Classée au Patrimoine mondial de l’Unesco, Rhodes est aujourd’hui considérée comme l’ensemble médiéval habité le mieux conservé d’Europe. Protégée par d’imposantes fortifications, sa citadelle fut le siège des chevaliers de l’ordre de Saint-Jean de Jérusalem après leur départ de Chypre. Rhodes fut ensuite occupée par les Ottomans, puis par les Italiens. De ces péripéties historiques résulte un ensemble architectural original, où le palais des Grands Maîtres, défenseurs de la Chrétienté, voisine avec la mosquée du sultan Soliman et le théâtre mussolinien.

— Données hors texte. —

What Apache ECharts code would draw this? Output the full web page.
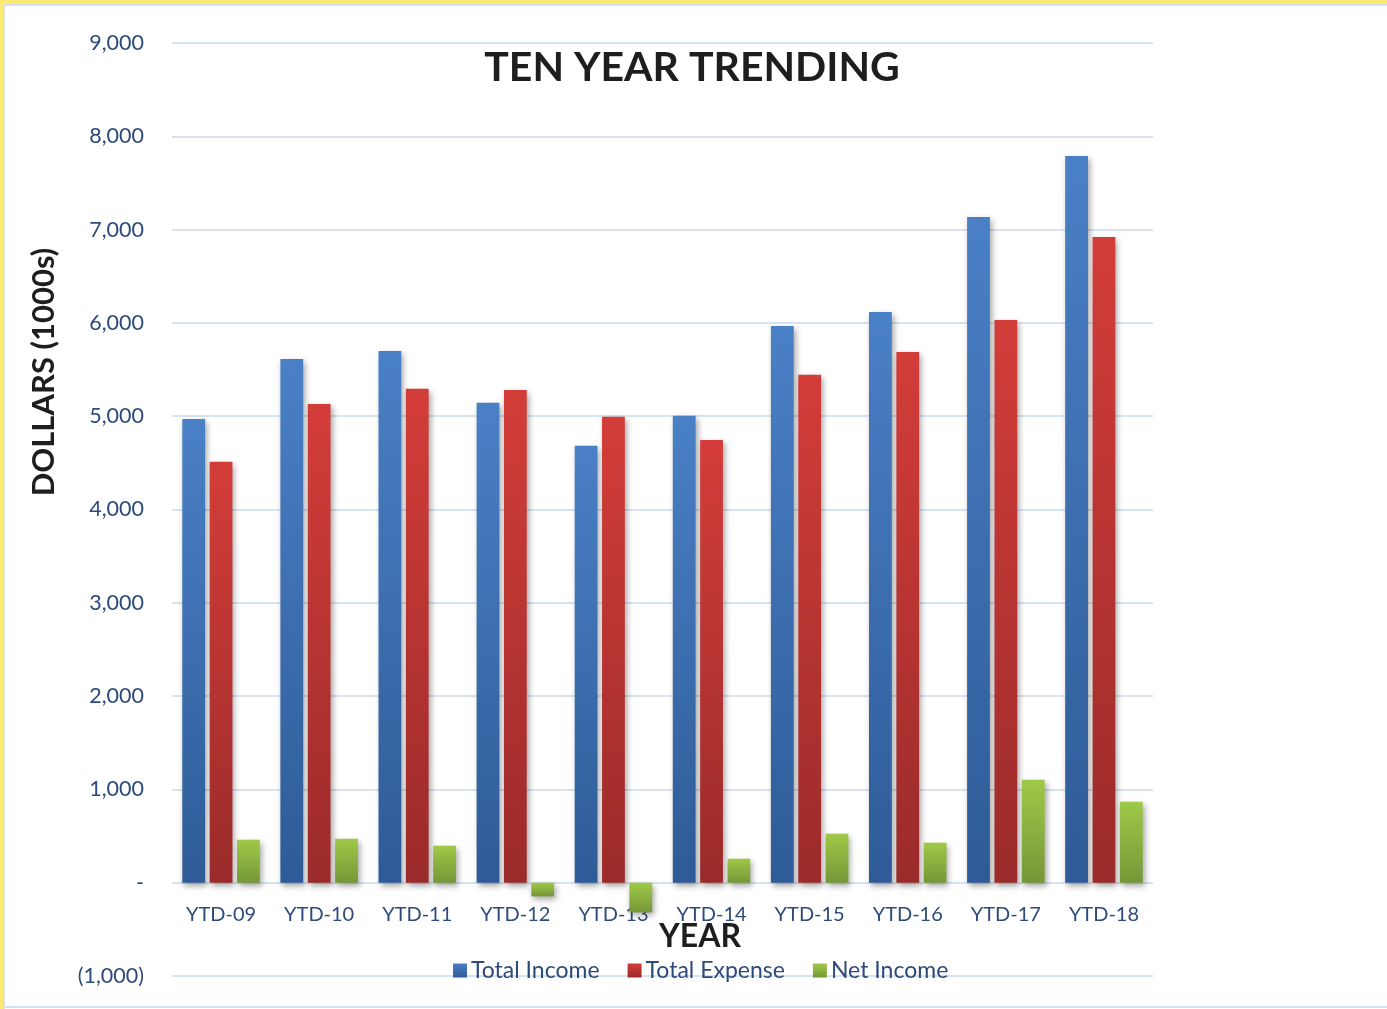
<!DOCTYPE html>
<html>
<head>
<meta charset="utf-8">
<script src="https://cdn.jsdelivr.net/npm/echarts@6/dist/echarts.min.js"></script>
<style>
html,body{margin:0;padding:0;background:#fff;}
#wrap{position:relative;width:1387px;height:1009px;overflow:hidden;}
#chart{position:absolute;left:0;top:0;width:1387px;height:1009px;}
.b{position:absolute;pointer-events:none;}
</style>
</head>
<body>
<div id="wrap">
<div id="chart"></div>
<div class="b" style="left:0;top:0;width:1387px;height:4px;background:#fbe972"></div>
<div class="b" style="left:3px;top:4px;width:1384px;height:2px;background:#d5e2f1"></div>
<div class="b" style="left:0;top:0;width:3px;height:1009px;background:#fbe972"></div>
<div class="b" style="left:3px;top:4px;width:2px;height:1005px;background:#d5e2f1"></div>
<div class="b" style="left:3px;top:1006px;width:1384px;height:2px;background:#d5e2f1"></div>
</div>
<script>
const categories = ['YTD-09','YTD-10','YTD-11','YTD-12','YTD-13','YTD-14','YTD-15','YTD-16','YTD-17','YTD-18'];
const totalIncome = [4970, 5614, 5700, 5143, 4682, 5004, 5968, 6118, 7136, 7789];
const totalExpense = [4511, 5132, 5293, 5282, 4993, 4746, 5443, 5689, 6032, 6921];
const netIncome = [461, 471, 396, -147, -318, 257, 525, 429, 1104, 868];
const seriesNames = ['Total Income', 'Total Expense', 'Net Income'];

const FONT = 'Lato, "Open Sans", sans-serif';
const labelColor = '#2d4a7c';
function grad(top, bottom){
  return new echarts.graphic.LinearGradient(0,0,0,1,[{offset:0,color:top},{offset:1,color:bottom}]);
}
const shadow = {shadowBlur:6, shadowColor:'rgba(0,0,0,0.35)', shadowOffsetX:2, shadowOffsetY:3};

const chart = echarts.init(document.getElementById('chart'), null, {renderer:'canvas'});
chart.setOption({
  animation:false,
  backgroundColor:'transparent',
  title:{
    text:'TEN YEAR TRENDING', left:687, top:42, textAlign:'center',
    textStyle:{fontFamily:FONT, fontWeight:'bold', fontSize:41, color:'#1e1e1e'}
  },
  graphic:[
    {type:'text', x:44, y:372, rotation:Math.PI/2,
      style:{text:'DOLLARS (1000s)', fontFamily:FONT, fontWeight:'bold', fontSize:31, fill:'#1e1e1e',
        align:'center', verticalAlign:'middle'}},
    {type:'text', x:700, y:937,
      style:{text:'YEAR', fontFamily:FONT, fontWeight:'bold', fontSize:32, fill:'#1e1e1e',
        align:'center', verticalAlign:'middle'}}
  ],
  legend:{
    data:seriesNames, left:448, top:954, itemWidth:14, itemHeight:14, itemGap:28,
    icon:'rect', textStyle:{fontFamily:FONT, fontSize:23, color:labelColor, padding:[0,0,0,-1]}
  },
  grid:{left:172, right:234, top:43, bottom:33, outerBoundsMode:'none', containLabel:false},
  xAxis:{
    type:'category', data:categories, offset:-93,
    axisLine:{show:false, onZero:false}, axisTick:{show:false},
    axisLabel:{fontFamily:FONT, fontSize:20, color:labelColor, margin:22}
  },
  yAxis:{
    type:'value', min:-1000, max:9000, interval:1000,
    axisLine:{show:false}, axisTick:{show:false},
    splitLine:{lineStyle:{color:'#d6e3f1', width:2}},
    axisLabel:{fontFamily:FONT, fontSize:21.5, color:labelColor, margin:28,
      formatter:function(v){
        if(v===0) return '-';
        const s = Math.abs(v).toLocaleString('en-US');
        return v<0 ? '('+s+')' : s;
      }}
  },
  series:[
    {name:seriesNames[0], type:'bar', data:totalIncome, barGap:'20%', barCategoryGap:'21%',
      itemStyle:Object.assign({color:grad('#4a80c6','#2e5b97')}, shadow)},
    {name:seriesNames[1], type:'bar', data:totalExpense, barGap:'20%', barCategoryGap:'21%',
      itemStyle:Object.assign({color:grad('#d33d39','#9a2b2a')}, shadow)},
    {name:seriesNames[2], type:'bar', data:netIncome, barGap:'20%', barCategoryGap:'21%',
      itemStyle:Object.assign({color:grad('#9fc948','#759737')}, shadow)}
  ]
});
</script>
</body>
</html>
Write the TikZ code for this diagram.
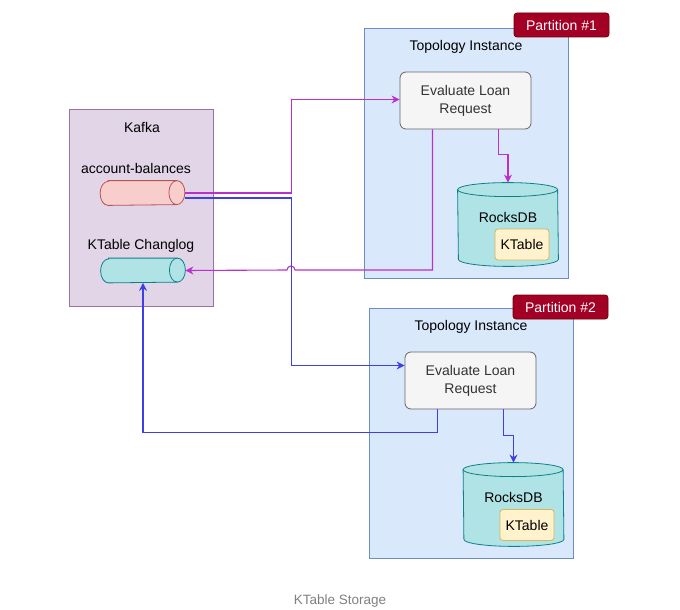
\documentclass[tikz,border=0pt]{standalone}
\usepackage{fontspec}
\setmainfont{Liberation Sans}
\usetikzlibrary{arrows.meta}

\definecolor{kafkafill}{HTML}{E1D5E7}
\definecolor{kafkadraw}{HTML}{9673A6}
\definecolor{redfill}{HTML}{F8CECC}
\definecolor{reddraw}{HTML}{B85450}
\definecolor{tealfill}{HTML}{B0E3E6}
\definecolor{tealdraw}{HTML}{0E8088}
\definecolor{topofill}{HTML}{DAE8FC}
\definecolor{topodraw}{HTML}{6C8EBF}
\definecolor{procfill}{HTML}{F5F5F5}
\definecolor{procdraw}{HTML}{666666}
\definecolor{proctext}{HTML}{333333}
\definecolor{tablefill}{HTML}{FFF2CC}
\definecolor{tabledraw}{HTML}{D6B656}
\definecolor{tagfill}{HTML}{A20025}
\definecolor{tagdraw}{HTML}{6F0000}
\definecolor{magline}{HTML}{BB2FCC}
\definecolor{blueline}{HTML}{3F3FE6}

\begin{document}
\begin{tikzpicture}[x=1pt,y=-1pt,>={Stealth[length=8pt,width=8pt]},line width=0.8pt,
  font=\fontsize{14}{16.5}\selectfont,
  box node/.style={draw,anchor=north west,inner sep=0pt},
  topic node/.style={rectangle,minimum width=84pt,minimum height=24pt,inner sep=0pt},
  db node/.style={rectangle,minimum width=100pt,minimum height=83pt,inner sep=0pt},
  proc node/.style={rectangle,rounded corners=6pt,draw=procdraw,fill=procfill,text=proctext,
    align=center,minimum width=131pt,minimum height=57pt,font=\fontsize{14}{18}\selectfont},
  table node/.style={rectangle,rounded corners=3pt,draw=tabledraw,fill=tablefill,
    minimum width=54pt,minimum height=31pt,inner sep=0pt},
  tag node/.style={rectangle,rounded corners=3pt,draw=tagdraw,fill=tagfill,text=white,
    minimum width=95pt,minimum height=24pt,inner sep=0pt},
  flow/.style={->,line width=1.1pt}]

  \useasboundingbox (0,0) rectangle (680,610);

  % kafka
  \node[box node,fill=kafkafill,draw=kafkadraw,minimum width=144pt,minimum height=197pt] (kafka) at (69,109) {};
  \node (kafkatitle) at (142,127) {Kafka};
  \node (balancestitle) at (136,168) {account-balances};
  \node[topic node] (balances) at (142.5,193) {};
  \node (changlogtitle) at (141,246) {KTable Changlog};
  \node[topic node] (changlog) at (143,270.5) {};

  % topic cylinders, lying
  \foreach \n/\f/\d in {balances/redfill/reddraw,changlog/tealfill/tealdraw} {
    \draw[fill=\f,draw=\d] ([xshift=8pt]\n.north west) -- ([xshift=-8pt]\n.north east)
      arc[start angle=90,end angle=-90,x radius=8pt,y radius=12pt]
      -- ([xshift=8pt]\n.south west)
      arc[start angle=270,end angle=90,x radius=8pt,y radius=12pt] -- cycle;
    \draw[draw=\d] ([xshift=-8pt]\n.north east)
      arc[start angle=90,end angle=270,x radius=8pt,y radius=12pt];
  }

  % partition 1
  \node[box node,fill=topofill,draw=topodraw,minimum width=204pt,minimum height=250pt] (topo1) at (364,28) {};
  \node (topotitle1) at (466,47) {Topology Instance};
  \node[tag node] (part1) at (561.5,25) {Partition \#1};
  \node[proc node] (eval1) at (465.5,100.5) {Evaluate Loan\\Request};
  \node[db node] (rocks1) at (508,224.5) {};

  % partition 2
  \node[box node,fill=topofill,draw=topodraw,minimum width=204pt,minimum height=250pt] (topo2) at (369,308) {};
  \node (topotitle2) at (471,327) {Topology Instance};
  \node[tag node] (part2) at (560.5,307) {Partition \#2};
  \node[proc node] (eval2) at (470.5,380.5) {Evaluate Loan\\Request};
  \node[db node] (rocks2) at (513.5,504.5) {};

  % rocksdb cylinders, standing
  \foreach \n in {rocks1,rocks2} {
    \draw[fill=tealfill,draw=tealdraw] ([yshift=-7pt]\n.north west)
      arc[start angle=180,end angle=0,x radius=50pt,y radius=7pt]
      -- ([yshift=7pt]\n.south east)
      arc[start angle=0,end angle=-180,x radius=50pt,y radius=7pt] -- cycle;
    \draw[draw=tealdraw] ([yshift=-7pt]\n.north west)
      arc[start angle=180,end angle=360,x radius=50pt,y radius=7pt];
    \node (\n title) at ([yshift=7.5pt]\n.center) {RocksDB};
  }
  \node[table node] (table1) at (522,244.5) {KTable};
  \node[table node] (table2) at (527,525) {KTable};

  % connectors
  \draw[flow,magline] (balances.east) -- ++(107,0) |- ([yshift=1pt]eval1.west);
  \draw[flow,magline] ([xshift=33pt]eval1.south) -- ++(0,25) -| (rocks1.north);
  \draw[flow,magline] ([xshift=-33pt]eval1.south) |- (295,270)
    arc[start angle=0,end angle=180,radius=4pt] -- (changlog.east);
  \draw[flow,blueline] ([yshift=-5pt]balances.east) -- ++(107,0) |- ([yshift=15pt]eval2.west);
  \draw[flow,blueline] ([xshift=33pt]eval2.south) -- ++(0,26) -| (rocks2.north);
  \draw[flow,blueline] ([xshift=-33pt]eval2.south) -- ++(0,23) -| (changlog.south);

  \node[text=gray,font=\fontsize{13.5}{16}\selectfont] (caption) at (340,601) {KTable Storage};
\end{tikzpicture}
\end{document}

Héritière, elle aussi, d’une histoire mouvementée, Éphèse est l’ultime étape du voyage. Carrefour incontournable des anciennes routes commerciales entre l’Asie et l’Europe, ce site archéologique majeur compile des vestiges grecs, romains et byzantins. Ses maisons aux peintures murales délicates témoignent d’une vie fastueuse tournée vers les arts, la culture et les plaisirs. La ville, abandonnée après l’ensablement de son port, nous est en effet parvenue dans un excellent état de conservation. Désormais, c’est à une dizaine de kilomètres, dans la ville de Kusadasi, que les navires doivent accoster. De retour à bord, accoudés au bastingage, les voyageurs subjugués retiennent l’extraordinaire variété des sites visités. Et pourtant, du delta du Nil aux côtes de la Turquie, une unité existe aussi. Une unité constituée de prouesses architecturales, de dévotion religieuse et de lumière méditerranéenne.